Find every line in the records below that holds the word "chart" and copy it.

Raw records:
^^^^^^^^

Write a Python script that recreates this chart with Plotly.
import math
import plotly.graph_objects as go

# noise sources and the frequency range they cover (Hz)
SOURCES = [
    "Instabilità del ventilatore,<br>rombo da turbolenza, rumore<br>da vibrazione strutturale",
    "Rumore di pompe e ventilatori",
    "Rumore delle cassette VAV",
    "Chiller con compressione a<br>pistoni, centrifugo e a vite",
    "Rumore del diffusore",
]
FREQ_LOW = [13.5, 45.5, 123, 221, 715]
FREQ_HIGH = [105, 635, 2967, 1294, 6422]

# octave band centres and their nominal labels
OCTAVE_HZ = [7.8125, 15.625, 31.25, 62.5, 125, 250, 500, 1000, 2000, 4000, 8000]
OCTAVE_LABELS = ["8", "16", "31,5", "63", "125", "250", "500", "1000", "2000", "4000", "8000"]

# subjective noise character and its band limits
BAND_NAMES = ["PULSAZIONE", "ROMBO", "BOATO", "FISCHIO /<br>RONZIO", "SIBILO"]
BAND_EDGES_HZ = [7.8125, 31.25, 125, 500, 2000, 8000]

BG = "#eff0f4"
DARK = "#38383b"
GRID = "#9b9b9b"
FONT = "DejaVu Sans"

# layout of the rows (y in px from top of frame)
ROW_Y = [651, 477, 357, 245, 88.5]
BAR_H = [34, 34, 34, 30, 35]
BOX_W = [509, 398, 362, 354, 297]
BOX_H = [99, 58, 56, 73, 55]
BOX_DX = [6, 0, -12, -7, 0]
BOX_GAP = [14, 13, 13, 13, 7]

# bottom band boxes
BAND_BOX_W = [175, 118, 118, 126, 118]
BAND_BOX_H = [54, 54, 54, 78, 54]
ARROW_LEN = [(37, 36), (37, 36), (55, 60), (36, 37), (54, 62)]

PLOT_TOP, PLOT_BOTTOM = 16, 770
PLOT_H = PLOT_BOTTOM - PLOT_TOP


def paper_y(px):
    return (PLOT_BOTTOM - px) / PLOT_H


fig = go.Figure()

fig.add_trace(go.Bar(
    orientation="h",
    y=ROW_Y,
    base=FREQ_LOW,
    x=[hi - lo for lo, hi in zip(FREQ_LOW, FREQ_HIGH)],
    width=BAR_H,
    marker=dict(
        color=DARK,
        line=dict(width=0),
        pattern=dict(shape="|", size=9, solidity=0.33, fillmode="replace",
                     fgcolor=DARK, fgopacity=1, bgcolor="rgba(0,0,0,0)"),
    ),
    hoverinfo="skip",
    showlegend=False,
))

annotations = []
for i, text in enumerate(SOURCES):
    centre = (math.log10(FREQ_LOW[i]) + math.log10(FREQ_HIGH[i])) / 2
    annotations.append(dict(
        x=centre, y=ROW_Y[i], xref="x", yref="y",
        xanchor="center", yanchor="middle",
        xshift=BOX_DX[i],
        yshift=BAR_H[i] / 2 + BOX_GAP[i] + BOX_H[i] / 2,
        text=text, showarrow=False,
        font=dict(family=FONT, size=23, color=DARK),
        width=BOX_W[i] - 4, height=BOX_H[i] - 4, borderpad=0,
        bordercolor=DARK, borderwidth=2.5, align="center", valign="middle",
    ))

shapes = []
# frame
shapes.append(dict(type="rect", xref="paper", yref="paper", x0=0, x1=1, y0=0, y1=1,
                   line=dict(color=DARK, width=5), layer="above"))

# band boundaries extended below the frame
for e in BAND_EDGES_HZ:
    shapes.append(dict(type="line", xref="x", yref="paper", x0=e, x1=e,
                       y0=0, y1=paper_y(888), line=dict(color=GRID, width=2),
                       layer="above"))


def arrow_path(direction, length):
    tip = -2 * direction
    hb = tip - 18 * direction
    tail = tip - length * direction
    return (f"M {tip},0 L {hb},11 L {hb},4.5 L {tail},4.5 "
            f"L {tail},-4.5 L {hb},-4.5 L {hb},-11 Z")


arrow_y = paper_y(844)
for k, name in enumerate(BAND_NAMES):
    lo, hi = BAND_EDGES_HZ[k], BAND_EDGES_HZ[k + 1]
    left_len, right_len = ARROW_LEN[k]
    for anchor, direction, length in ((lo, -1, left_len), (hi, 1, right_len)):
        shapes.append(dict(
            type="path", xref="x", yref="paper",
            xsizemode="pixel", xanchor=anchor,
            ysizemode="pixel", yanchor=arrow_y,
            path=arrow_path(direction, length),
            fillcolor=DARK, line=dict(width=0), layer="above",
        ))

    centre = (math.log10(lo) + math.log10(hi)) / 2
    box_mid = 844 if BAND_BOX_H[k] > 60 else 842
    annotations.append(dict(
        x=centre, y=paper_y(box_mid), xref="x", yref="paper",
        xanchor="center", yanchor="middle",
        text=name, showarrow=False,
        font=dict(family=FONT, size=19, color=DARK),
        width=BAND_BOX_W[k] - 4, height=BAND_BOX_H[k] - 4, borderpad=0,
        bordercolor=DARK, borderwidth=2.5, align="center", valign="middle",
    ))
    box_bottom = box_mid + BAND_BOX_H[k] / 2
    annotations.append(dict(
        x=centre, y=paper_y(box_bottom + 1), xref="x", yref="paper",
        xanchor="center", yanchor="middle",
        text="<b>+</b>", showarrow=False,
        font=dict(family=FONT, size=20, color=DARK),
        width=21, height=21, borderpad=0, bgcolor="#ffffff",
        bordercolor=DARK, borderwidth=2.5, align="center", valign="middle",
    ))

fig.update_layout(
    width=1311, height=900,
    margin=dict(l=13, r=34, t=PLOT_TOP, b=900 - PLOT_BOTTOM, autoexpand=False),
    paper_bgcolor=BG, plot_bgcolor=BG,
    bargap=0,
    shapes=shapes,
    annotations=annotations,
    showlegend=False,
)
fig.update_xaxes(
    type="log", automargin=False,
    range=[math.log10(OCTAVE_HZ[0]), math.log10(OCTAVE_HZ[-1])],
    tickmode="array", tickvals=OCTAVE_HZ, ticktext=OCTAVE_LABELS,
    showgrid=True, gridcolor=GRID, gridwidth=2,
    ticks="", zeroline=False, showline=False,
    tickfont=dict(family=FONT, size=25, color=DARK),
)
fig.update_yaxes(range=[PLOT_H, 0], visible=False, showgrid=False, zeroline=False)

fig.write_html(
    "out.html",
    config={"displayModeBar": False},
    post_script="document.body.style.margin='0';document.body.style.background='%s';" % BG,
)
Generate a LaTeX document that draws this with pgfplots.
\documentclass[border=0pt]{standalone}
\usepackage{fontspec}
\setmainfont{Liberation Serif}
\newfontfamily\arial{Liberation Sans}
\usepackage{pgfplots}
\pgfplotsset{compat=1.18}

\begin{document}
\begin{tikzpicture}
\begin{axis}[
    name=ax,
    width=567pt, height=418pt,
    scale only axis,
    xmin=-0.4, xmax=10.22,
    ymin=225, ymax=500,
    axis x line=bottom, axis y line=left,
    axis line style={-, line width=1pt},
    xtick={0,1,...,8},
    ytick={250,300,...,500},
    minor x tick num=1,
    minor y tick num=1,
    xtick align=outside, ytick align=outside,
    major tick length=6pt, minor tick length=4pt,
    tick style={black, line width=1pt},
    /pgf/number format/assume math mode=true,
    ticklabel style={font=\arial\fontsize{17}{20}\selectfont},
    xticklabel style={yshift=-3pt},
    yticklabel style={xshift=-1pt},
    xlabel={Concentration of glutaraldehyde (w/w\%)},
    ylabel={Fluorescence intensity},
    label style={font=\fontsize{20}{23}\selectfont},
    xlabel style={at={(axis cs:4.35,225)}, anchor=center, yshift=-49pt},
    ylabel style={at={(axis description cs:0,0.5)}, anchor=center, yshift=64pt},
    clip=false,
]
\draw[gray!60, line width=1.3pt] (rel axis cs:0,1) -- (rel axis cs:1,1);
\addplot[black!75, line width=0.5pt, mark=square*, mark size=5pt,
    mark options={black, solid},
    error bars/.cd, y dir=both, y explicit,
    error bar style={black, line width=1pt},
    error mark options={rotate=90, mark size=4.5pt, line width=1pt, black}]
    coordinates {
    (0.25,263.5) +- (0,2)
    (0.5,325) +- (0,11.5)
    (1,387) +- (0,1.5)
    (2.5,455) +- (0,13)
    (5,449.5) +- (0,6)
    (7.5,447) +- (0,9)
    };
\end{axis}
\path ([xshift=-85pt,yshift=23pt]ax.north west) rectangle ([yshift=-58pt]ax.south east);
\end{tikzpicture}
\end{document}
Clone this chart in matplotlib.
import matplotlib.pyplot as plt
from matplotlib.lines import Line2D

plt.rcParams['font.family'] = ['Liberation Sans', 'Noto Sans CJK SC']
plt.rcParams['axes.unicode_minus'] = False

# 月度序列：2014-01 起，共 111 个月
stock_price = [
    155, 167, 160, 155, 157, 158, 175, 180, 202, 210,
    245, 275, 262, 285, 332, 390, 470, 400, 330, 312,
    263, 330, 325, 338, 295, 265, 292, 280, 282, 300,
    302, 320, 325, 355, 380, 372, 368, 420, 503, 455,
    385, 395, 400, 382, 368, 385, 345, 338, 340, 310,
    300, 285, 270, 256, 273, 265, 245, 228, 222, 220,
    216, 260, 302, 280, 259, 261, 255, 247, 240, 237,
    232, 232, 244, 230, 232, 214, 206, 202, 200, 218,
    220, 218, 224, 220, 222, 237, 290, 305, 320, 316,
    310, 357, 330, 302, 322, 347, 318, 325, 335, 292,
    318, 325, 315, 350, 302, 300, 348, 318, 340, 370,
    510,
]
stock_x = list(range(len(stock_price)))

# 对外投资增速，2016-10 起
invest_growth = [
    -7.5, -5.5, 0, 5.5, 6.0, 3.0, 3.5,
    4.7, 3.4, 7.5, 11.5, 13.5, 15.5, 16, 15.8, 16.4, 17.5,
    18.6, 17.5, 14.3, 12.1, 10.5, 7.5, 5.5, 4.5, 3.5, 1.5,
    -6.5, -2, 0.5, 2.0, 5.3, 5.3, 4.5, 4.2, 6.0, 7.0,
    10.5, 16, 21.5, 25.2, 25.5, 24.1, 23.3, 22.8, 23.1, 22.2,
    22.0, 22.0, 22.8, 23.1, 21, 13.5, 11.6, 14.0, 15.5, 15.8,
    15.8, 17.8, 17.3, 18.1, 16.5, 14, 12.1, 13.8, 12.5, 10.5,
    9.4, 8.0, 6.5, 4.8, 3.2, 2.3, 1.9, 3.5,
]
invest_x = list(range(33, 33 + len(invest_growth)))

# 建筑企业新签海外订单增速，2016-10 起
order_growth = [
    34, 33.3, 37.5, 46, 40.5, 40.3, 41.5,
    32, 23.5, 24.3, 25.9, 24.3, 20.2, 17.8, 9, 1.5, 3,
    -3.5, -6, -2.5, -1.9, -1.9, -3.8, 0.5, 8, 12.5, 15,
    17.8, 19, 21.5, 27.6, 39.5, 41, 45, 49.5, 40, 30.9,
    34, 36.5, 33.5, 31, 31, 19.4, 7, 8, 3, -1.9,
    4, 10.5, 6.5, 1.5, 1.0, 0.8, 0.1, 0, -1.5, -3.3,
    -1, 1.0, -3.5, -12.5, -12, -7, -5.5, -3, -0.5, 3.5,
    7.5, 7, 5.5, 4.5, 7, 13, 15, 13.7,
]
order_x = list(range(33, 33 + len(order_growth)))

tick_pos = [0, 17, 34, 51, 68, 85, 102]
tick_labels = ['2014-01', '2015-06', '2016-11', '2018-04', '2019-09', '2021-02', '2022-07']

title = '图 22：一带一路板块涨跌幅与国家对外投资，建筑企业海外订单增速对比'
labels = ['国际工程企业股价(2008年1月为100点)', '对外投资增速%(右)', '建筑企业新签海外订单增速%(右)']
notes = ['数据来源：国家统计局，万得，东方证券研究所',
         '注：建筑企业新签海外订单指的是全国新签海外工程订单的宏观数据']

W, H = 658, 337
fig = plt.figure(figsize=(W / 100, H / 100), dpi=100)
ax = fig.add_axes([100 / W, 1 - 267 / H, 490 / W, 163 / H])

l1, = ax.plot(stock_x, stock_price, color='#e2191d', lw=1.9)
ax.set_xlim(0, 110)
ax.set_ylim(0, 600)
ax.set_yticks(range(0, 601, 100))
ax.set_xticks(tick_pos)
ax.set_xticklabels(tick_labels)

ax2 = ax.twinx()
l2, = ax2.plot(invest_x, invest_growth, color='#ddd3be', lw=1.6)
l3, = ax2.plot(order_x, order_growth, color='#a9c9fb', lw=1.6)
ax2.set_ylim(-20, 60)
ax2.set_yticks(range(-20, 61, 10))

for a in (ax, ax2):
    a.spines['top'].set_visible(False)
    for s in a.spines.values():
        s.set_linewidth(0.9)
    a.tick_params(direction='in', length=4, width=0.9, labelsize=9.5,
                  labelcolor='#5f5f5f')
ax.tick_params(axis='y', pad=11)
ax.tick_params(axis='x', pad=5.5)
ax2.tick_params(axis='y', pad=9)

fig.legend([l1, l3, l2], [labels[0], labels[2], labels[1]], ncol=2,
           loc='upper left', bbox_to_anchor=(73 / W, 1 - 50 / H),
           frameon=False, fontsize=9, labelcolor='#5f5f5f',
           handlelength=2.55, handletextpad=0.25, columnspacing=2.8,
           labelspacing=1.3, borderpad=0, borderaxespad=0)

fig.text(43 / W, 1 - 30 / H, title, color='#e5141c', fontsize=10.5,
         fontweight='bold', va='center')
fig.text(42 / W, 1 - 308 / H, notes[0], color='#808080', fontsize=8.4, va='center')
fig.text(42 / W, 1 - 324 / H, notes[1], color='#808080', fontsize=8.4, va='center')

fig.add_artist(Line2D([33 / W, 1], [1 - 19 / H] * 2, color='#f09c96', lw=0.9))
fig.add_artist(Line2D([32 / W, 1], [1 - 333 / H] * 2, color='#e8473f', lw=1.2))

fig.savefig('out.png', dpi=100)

^^^^^^^^

▶ Result:
Write a Python script that recreates this chart with Plotly.
Clone this chart in matplotlib.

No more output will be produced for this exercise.